Hemos entrado en una fase en la que se está solo en el nivel de advertencia, no en el fondo de lo que puede venir, incluso de más allá de nuestras fronteras como se viene proclamando hace tiempo y a la espera del momento oportuno.
Que la señora Leire Díez, que negociaba al más puro estilo mafioso sea ajena al PSOE es un insulto a la inteligencia; basta leer lo buscado y ofrecido. Que lo revelado con permiso de Ábalos como aperitivo es mera introducción del libro que viene, solo no quieren verlo quienes, a la vez, están convencidos de que en España se puede derrumbar el Poder Judicial e imponer la impunidad por ley.

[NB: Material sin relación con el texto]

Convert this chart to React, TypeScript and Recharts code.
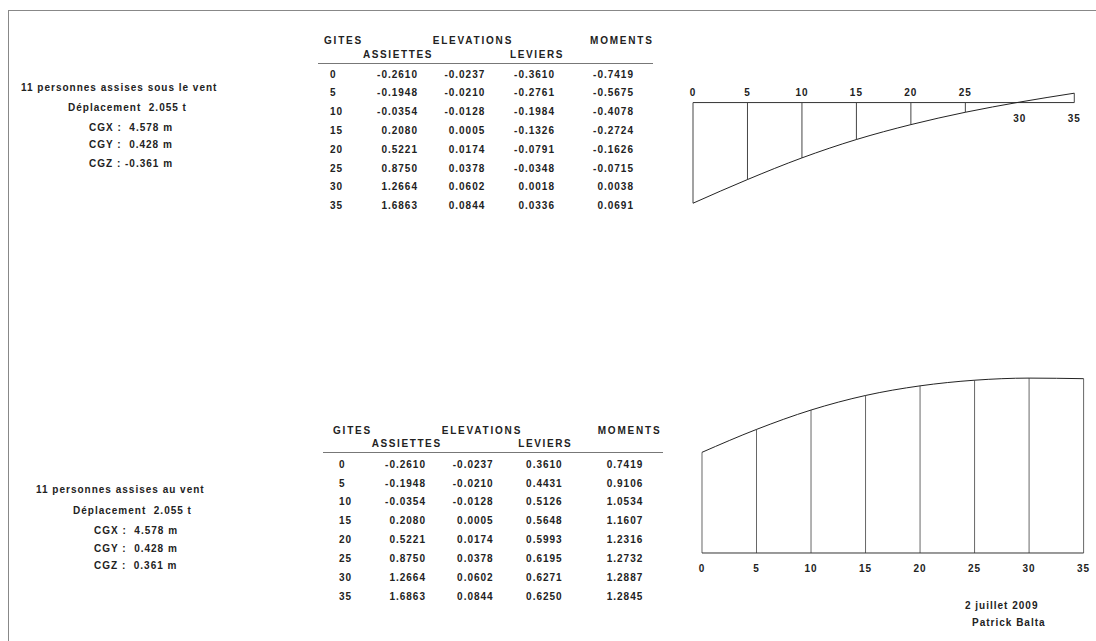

Ni siquiera lo van a conseguir con una amnistía que, sea o no constitucional, respondió a un mero interés político. Porque no hay más que eso. Creerse con capacidad para subvertir un estado, retratada esta ilusión en la tal Leire vendiendo un imposible que escapa de sus poderes, retrata el declive de esta trama.
En algún lugar han de estar las grabaciones de la Sra. Leire Díez. Si las tiene ella, se asegurará la vejez; si es su partido el poseedor, tiene éste un problema, pues de nada les van a servir ya y les puede achicharrar. Ese fue siempre el problema de jugar a juegos prohibidos y no respetarse ni a sí mismos. Siga el PSOE por esta senda o regrese al socialismo democrático. Por el bien de la izquierda es mejor ponerle fin y construir el futuro. Aunque a la mejor hay que esperar a la siguiente generación o a los que ahora sus abuelos enseñan que hubo otro PSOE que cambió España para bien.